In the past few years, with the ever-increasing amount of data being shared around the world and across the web, data centres have become hugely important to large and small agencies who deal with various amounts of data and information that needs to be securely stored to prevent potentially bankrupting issues from occurring.

A data centre, essentially, is a location where all of the information is stored with a series of systems looking after it. Server support from Databax who are based in the UK, utilises a data centre to help customers with their IT requirements, helping them to not only stay online, but to keep everything secure at the same time – something that troubles a lot of the larger businesses.

Data Centre

On the largest of all scales is the search engine giant, Google. With so many different kinds of data to look after, there is no way that Google could keep all of that information on systems hosted at their own headquarters because if one part of that system failed then pretty much the whole Internet would come to a stop, such is Google’s influence and impact on the web! Instead, they use a number of different data centres spread around the world, although predominantly the United States and Europe where they have the most impact, and they require a lot of space – the Iowa facility alone is a staggering 115,000 square feet in size.
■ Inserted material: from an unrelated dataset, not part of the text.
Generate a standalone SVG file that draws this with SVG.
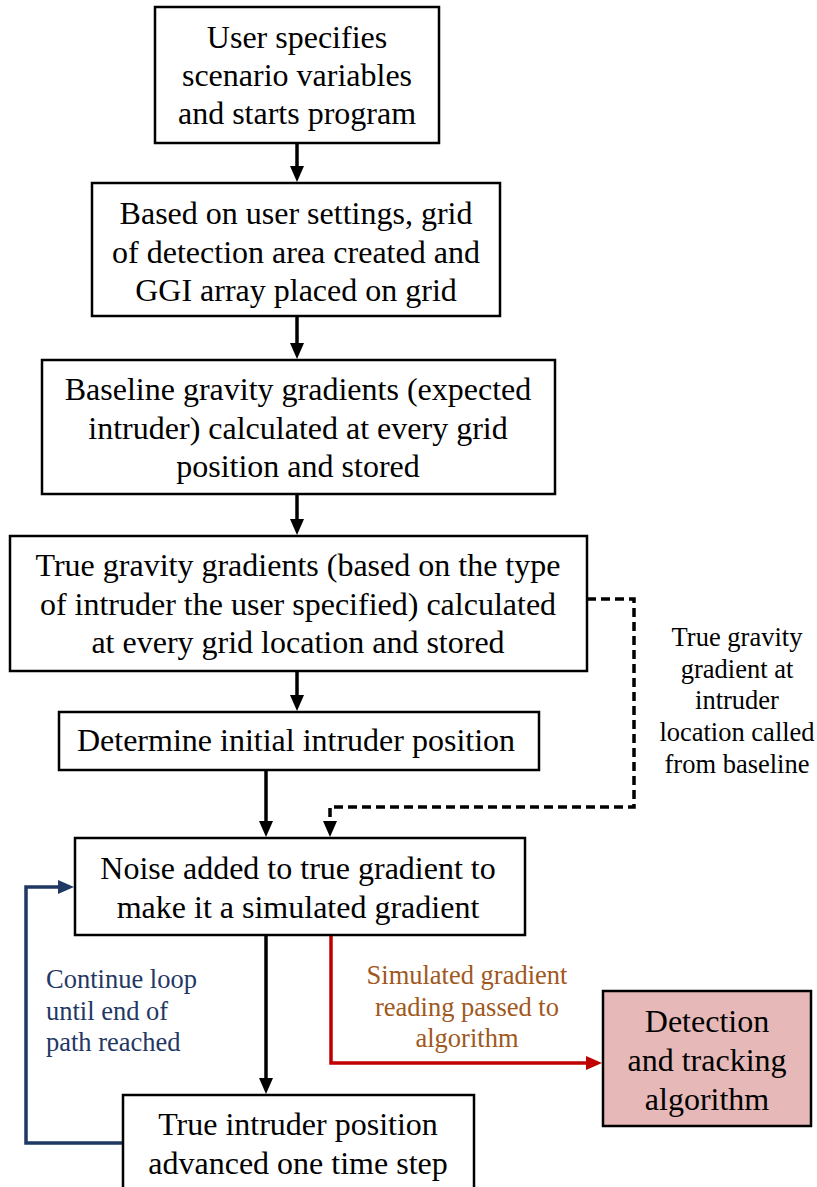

The speed of these data centres is just as staggering, with it estimated to send information between each other at around 200,000 times the speed of your normal Internet connection!

When a server goes down within a company it can be disastrous, especially if nobody on-site knows how to get things back on track. That is exactly why a lot of companies are now looking to outsource all of their information to data centres and to invest in server support, meaning that there are businesses on-hand who are paid to monitor your systems 24/7 so that when chaos happens for a competitor, you can capitalise on the open market while they’re all down.